The UK’s Financial Conduct Authority ("FCA") has recently successfully applied to the Court of Appeal to uphold an earlier decision to impose requirements for redress in relation to conflicts of interest. This decision serves as a timely reminder to firms to review, and if necessary refresh, conflicts of interest policies and procedures.
Regulatory Background
Principle 8 of the FCA’s Principles for Business requires that a firm must manage conflicts of interest fairly, between itself and its customers and between a customer and another client. Firms are obliged to take all reasonable steps to identify conflicts and have effective organisational arrangements that are aimed at preventing conflicts from constituting or giving rise to a material risk of damage to the interests of clients.
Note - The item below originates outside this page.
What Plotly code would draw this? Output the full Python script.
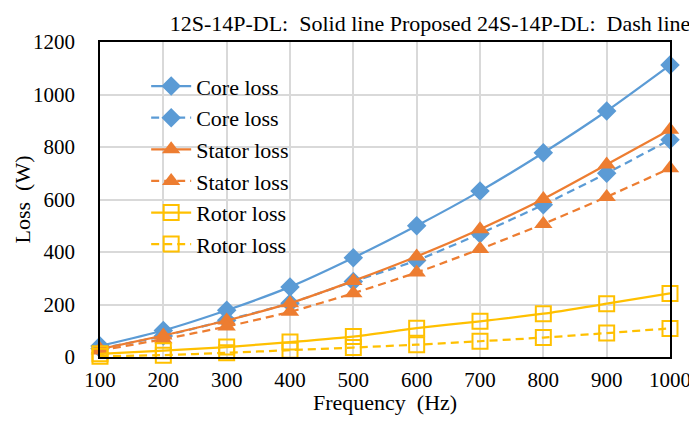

When those arrangements are not sufficient to ensure, with a reasonable degree of confidence, that the risks can be prevented, firms must give sufficient disclosure to their clients.
Key Points Coming Out from the FCA’s Decision:
merely identifying risks is inadequate as a conflicts’ mitigation measure unless the primary controls put in place to actually effect mitigation are sufficient and robust;
those primary controls should take account of which senior staff are charged with making decisions about management and mitigation measures and how that impacts on allocation, etc.;
similarly, once a conflict has been identified, disclosures to clients must give “sufficient information to allow them to scrutinise the substance of the conflict” as well as how the conflict is being managed;
that information must be specific to the particular conflict; and
asset managers conducting side-by-side management of separate investment funds simultaneously are in a particularly sensitive position when it comes to conflicts of interest given the Principle 8 obligation to manage conflicts between clients, as well as between the firm and clients.
Takeaways
Conflicts of interest are a perennial item of interest for regulators of the asset management industry. While this FCA decision turns on its particular facts, it is always useful to go back to systems and controls procedures to make sure that they remain focused on the risks that naturally arise in this sector and within the context of each individual firm’s business model.